• Task directions: Drop every picture, then transcribe the remaining data exactly.

• Supplied material:
## begin

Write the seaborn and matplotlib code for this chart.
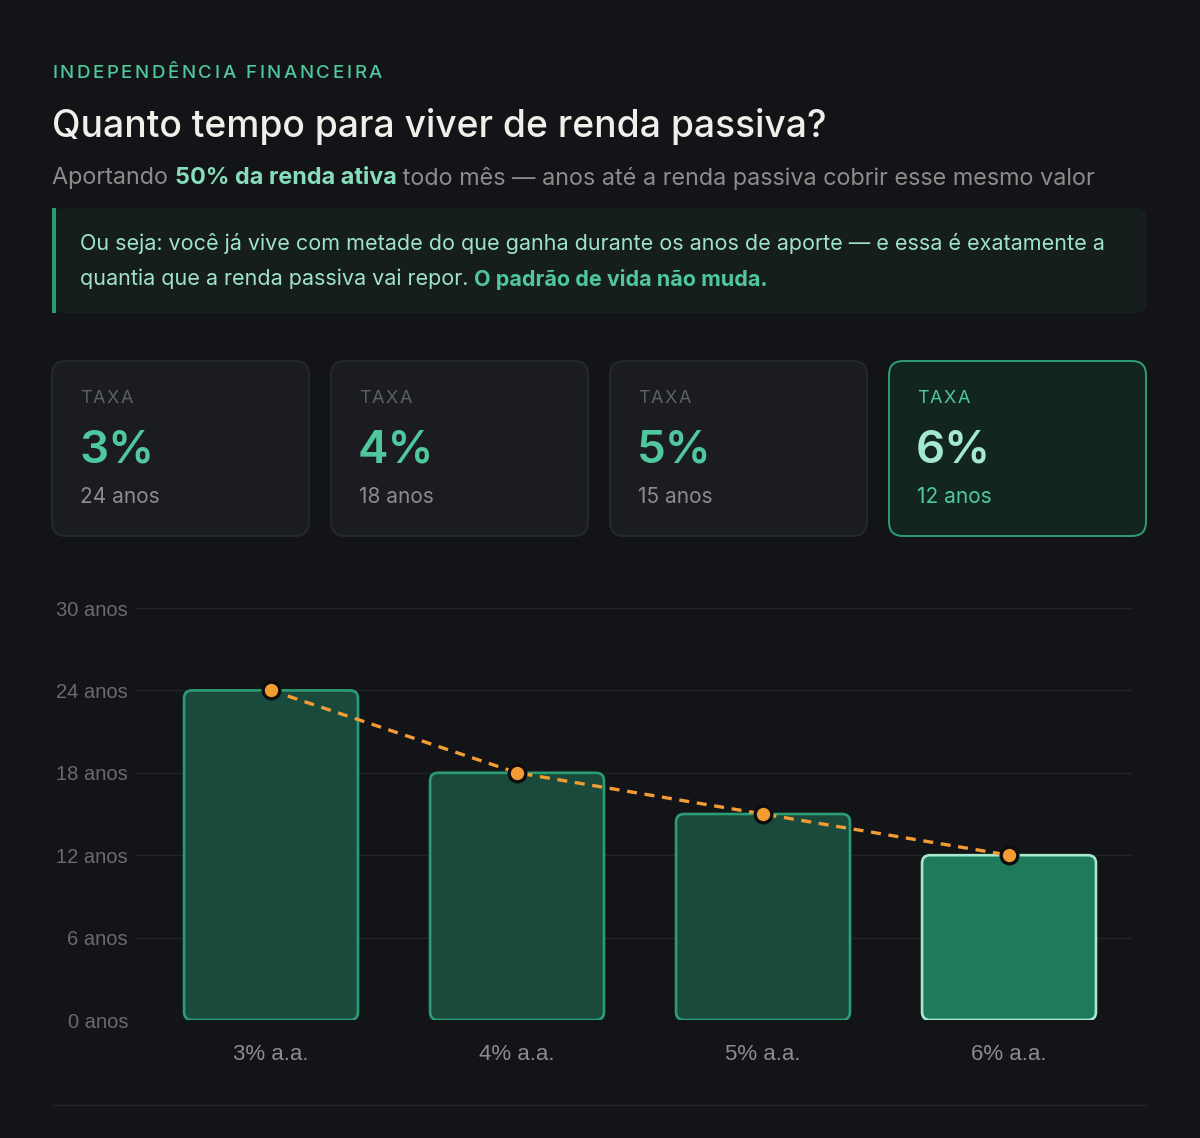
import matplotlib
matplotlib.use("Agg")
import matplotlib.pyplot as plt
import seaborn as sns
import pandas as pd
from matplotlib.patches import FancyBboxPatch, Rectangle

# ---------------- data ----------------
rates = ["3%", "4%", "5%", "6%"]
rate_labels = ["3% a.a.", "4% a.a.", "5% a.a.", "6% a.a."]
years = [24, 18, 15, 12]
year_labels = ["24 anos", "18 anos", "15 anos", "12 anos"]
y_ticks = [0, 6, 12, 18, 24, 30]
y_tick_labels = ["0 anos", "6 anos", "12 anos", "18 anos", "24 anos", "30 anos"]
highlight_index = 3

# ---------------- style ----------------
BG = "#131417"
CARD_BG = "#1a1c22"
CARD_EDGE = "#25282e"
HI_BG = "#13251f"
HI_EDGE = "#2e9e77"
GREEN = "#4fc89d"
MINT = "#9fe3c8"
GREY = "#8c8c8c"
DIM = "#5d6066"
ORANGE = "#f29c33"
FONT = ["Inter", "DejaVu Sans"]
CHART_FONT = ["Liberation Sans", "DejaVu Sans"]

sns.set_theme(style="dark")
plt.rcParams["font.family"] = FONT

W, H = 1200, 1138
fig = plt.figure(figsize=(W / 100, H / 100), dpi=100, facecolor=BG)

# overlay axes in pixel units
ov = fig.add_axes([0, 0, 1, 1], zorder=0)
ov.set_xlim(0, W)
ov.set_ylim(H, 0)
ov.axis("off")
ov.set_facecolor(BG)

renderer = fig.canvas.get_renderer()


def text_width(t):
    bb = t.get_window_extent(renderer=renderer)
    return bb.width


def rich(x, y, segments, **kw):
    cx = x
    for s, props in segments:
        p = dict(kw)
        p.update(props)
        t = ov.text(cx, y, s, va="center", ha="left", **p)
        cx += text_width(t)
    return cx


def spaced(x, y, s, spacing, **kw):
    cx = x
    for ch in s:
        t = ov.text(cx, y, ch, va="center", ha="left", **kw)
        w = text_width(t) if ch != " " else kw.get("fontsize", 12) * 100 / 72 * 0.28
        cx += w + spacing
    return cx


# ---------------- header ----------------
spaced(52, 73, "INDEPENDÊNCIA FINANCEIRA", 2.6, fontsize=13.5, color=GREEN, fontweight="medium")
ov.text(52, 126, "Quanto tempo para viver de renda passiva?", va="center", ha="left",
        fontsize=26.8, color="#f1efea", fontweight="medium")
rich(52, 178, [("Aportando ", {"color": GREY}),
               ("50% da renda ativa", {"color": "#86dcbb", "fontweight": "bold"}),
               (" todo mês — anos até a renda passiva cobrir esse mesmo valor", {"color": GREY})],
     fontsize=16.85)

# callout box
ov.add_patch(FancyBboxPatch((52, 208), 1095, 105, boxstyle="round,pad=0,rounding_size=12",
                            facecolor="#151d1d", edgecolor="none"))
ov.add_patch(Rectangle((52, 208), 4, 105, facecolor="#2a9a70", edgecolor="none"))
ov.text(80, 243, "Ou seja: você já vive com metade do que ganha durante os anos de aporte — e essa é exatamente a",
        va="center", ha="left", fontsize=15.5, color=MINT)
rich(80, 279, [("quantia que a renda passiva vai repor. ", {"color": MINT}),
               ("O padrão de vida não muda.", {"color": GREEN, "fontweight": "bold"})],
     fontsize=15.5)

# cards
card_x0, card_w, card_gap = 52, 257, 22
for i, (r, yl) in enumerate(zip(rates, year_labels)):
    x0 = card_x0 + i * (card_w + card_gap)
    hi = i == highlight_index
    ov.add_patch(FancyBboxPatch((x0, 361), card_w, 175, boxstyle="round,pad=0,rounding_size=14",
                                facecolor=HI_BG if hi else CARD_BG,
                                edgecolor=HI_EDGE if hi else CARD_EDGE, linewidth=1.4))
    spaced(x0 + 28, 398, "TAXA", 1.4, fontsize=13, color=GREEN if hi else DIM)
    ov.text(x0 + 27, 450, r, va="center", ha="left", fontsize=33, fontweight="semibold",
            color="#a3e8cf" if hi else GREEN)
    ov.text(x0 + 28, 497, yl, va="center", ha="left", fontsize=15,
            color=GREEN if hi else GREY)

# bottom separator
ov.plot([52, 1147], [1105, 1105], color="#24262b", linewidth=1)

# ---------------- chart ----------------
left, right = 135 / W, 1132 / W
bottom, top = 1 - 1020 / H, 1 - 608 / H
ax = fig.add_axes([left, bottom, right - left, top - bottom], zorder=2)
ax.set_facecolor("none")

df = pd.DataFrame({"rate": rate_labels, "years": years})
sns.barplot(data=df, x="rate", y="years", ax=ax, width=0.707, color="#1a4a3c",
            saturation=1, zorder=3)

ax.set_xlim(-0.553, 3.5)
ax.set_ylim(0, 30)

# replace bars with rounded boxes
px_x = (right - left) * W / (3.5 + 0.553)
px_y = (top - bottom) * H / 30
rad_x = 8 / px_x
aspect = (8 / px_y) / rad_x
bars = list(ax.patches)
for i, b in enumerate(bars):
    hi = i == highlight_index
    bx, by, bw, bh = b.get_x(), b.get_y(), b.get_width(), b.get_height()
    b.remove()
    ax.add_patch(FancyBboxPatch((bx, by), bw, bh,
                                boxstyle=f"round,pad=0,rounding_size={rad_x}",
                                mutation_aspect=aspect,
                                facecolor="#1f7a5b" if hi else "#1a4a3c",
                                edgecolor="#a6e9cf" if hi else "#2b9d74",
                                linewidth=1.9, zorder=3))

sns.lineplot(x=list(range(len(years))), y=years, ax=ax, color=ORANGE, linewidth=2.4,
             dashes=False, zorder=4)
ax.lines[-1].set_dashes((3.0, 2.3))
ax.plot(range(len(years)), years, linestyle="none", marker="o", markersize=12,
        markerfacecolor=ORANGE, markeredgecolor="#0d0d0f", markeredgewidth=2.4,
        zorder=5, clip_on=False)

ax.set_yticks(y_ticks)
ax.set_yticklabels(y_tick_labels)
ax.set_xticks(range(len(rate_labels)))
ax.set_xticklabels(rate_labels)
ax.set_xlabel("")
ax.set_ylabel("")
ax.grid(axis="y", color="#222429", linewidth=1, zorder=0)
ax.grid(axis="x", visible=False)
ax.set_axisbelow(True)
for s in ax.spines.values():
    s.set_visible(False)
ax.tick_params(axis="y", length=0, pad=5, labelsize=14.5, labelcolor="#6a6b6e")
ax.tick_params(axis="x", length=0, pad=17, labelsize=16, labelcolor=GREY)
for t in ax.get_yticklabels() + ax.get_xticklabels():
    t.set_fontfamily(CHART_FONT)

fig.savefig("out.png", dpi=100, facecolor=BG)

## end

• Task output:
Write the seaborn and matplotlib code for this chart.
import matplotlib
matplotlib.use("Agg")
import matplotlib.pyplot as plt
import seaborn as sns
import pandas as pd
from matplotlib.patches import FancyBboxPatch, Rectangle

# ---------------- data ----------------
rates = ["3%", "4%", "5%", "6%"]
rate_labels = ["3% a.a.", "4% a.a.", "5% a.a.", "6% a.a."]
years = [24, 18, 15, 12]
year_labels = ["24 anos", "18 anos", "15 anos", "12 anos"]
y_ticks = [0, 6, 12, 18, 24, 30]
y_tick_labels = ["0 anos", "6 anos", "12 anos", "18 anos", "24 anos", "30 anos"]
highlight_index = 3

# ---------------- style ----------------
BG = "#131417"
CARD_BG = "#1a1c22"
CARD_EDGE = "#25282e"
HI_BG = "#13251f"
HI_EDGE = "#2e9e77"
GREEN = "#4fc89d"
MINT = "#9fe3c8"
GREY = "#8c8c8c"
DIM = "#5d6066"
ORANGE = "#f29c33"
FONT = ["Inter", "DejaVu Sans"]
CHART_FONT = ["Liberation Sans", "DejaVu Sans"]

sns.set_theme(style="dark")
plt.rcParams["font.family"] = FONT

W, H = 1200, 1138
fig = plt.figure(figsize=(W / 100, H / 100), dpi=100, facecolor=BG)

# overlay axes in pixel units
ov = fig.add_axes([0, 0, 1, 1], zorder=0)
ov.set_xlim(0, W)
ov.set_ylim(H, 0)
ov.axis("off")
ov.set_facecolor(BG)

renderer = fig.canvas.get_renderer()


def text_width(t):
    bb = t.get_window_extent(renderer=renderer)
    return bb.width


def rich(x, y, segments, **kw):
    cx = x
    for s, props in segments:
        p = dict(kw)
        p.update(props)
        t = ov.text(cx, y, s, va="center", ha="left", **p)
        cx += text_width(t)
    return cx


def spaced(x, y, s, spacing, **kw):
    cx = x
    for ch in s:
        t = ov.text(cx, y, ch, va="center", ha="left", **kw)
        w = text_width(t) if ch != " " else kw.get("fontsize", 12) * 100 / 72 * 0.28
        cx += w + spacing
    return cx


# ---------------- header ----------------
spaced(52, 73, "INDEPENDÊNCIA FINANCEIRA", 2.6, fontsize=13.5, color=GREEN, fontweight="medium")
ov.text(52, 126, "Quanto tempo para viver de renda passiva?", va="center", ha="left",
        fontsize=26.8, color="#f1efea", fontweight="medium")
rich(52, 178, [("Aportando ", {"color": GREY}),
               ("50% da renda ativa", {"color": "#86dcbb", "fontweight": "bold"}),
               (" todo mês — anos até a renda passiva cobrir esse mesmo valor", {"color": GREY})],
     fontsize=16.85)

# callout box
ov.add_patch(FancyBboxPatch((52, 208), 1095, 105, boxstyle="round,pad=0,rounding_size=12",
                            facecolor="#151d1d", edgecolor="none"))
ov.add_patch(Rectangle((52, 208), 4, 105, facecolor="#2a9a70", edgecolor="none"))
ov.text(80, 243, "Ou seja: você já vive com metade do que ganha durante os anos de aporte — e essa é exatamente a",
        va="center", ha="left", fontsize=15.5, color=MINT)
rich(80, 279, [("quantia que a renda passiva vai repor. ", {"color": MINT}),
               ("O padrão de vida não muda.", {"color": GREEN, "fontweight": "bold"})],
     fontsize=15.5)

# cards
card_x0, card_w, card_gap = 52, 257, 22
for i, (r, yl) in enumerate(zip(rates, year_labels)):
    x0 = card_x0 + i * (card_w + card_gap)
    hi = i == highlight_index
    ov.add_patch(FancyBboxPatch((x0, 361), card_w, 175, boxstyle="round,pad=0,rounding_size=14",
                                facecolor=HI_BG if hi else CARD_BG,
                                edgecolor=HI_EDGE if hi else CARD_EDGE, linewidth=1.4))
    spaced(x0 + 28, 398, "TAXA", 1.4, fontsize=13, color=GREEN if hi else DIM)
    ov.text(x0 + 27, 450, r, va="center", ha="left", fontsize=33, fontweight="semibold",
            color="#a3e8cf" if hi else GREEN)
    ov.text(x0 + 28, 497, yl, va="center", ha="left", fontsize=15,
            color=GREEN if hi else GREY)

# bottom separator
ov.plot([52, 1147], [1105, 1105], color="#24262b", linewidth=1)

# ---------------- chart ----------------
left, right = 135 / W, 1132 / W
bottom, top = 1 - 1020 / H, 1 - 608 / H
ax = fig.add_axes([left, bottom, right - left, top - bottom], zorder=2)
ax.set_facecolor("none")

df = pd.DataFrame({"rate": rate_labels, "years": years})
sns.barplot(data=df, x="rate", y="years", ax=ax, width=0.707, color="#1a4a3c",
            saturation=1, zorder=3)

ax.set_xlim(-0.553, 3.5)
ax.set_ylim(0, 30)

# replace bars with rounded boxes
px_x = (right - left) * W / (3.5 + 0.553)
px_y = (top - bottom) * H / 30
rad_x = 8 / px_x
aspect = (8 / px_y) / rad_x
bars = list(ax.patches)
for i, b in enumerate(bars):
    hi = i == highlight_index
    bx, by, bw, bh = b.get_x(), b.get_y(), b.get_width(), b.get_height()
    b.remove()
    ax.add_patch(FancyBboxPatch((bx, by), bw, bh,
                                boxstyle=f"round,pad=0,rounding_size={rad_x}",
                                mutation_aspect=aspect,
                                facecolor="#1f7a5b" if hi else "#1a4a3c",
                                edgecolor="#a6e9cf" if hi else "#2b9d74",
                                linewidth=1.9, zorder=3))

sns.lineplot(x=list(range(len(years))), y=years, ax=ax, color=ORANGE, linewidth=2.4,
             dashes=False, zorder=4)
ax.lines[-1].set_dashes((3.0, 2.3))
ax.plot(range(len(years)), years, linestyle="none", marker="o", markersize=12,
        markerfacecolor=ORANGE, markeredgecolor="#0d0d0f", markeredgewidth=2.4,
        zorder=5, clip_on=False)

ax.set_yticks(y_ticks)
ax.set_yticklabels(y_tick_labels)
ax.set_xticks(range(len(rate_labels)))
ax.set_xticklabels(rate_labels)
ax.set_xlabel("")
ax.set_ylabel("")
ax.grid(axis="y", color="#222429", linewidth=1, zorder=0)
ax.grid(axis="x", visible=False)
ax.set_axisbelow(True)
for s in ax.spines.values():
    s.set_visible(False)
ax.tick_params(axis="y", length=0, pad=5, labelsize=14.5, labelcolor="#6a6b6e")
ax.tick_params(axis="x", length=0, pad=17, labelsize=16, labelcolor=GREY)
for t in ax.get_yticklabels() + ax.get_xticklabels():
    t.set_fontfamily(CHART_FONT)

fig.savefig("out.png", dpi=100, facecolor=BG)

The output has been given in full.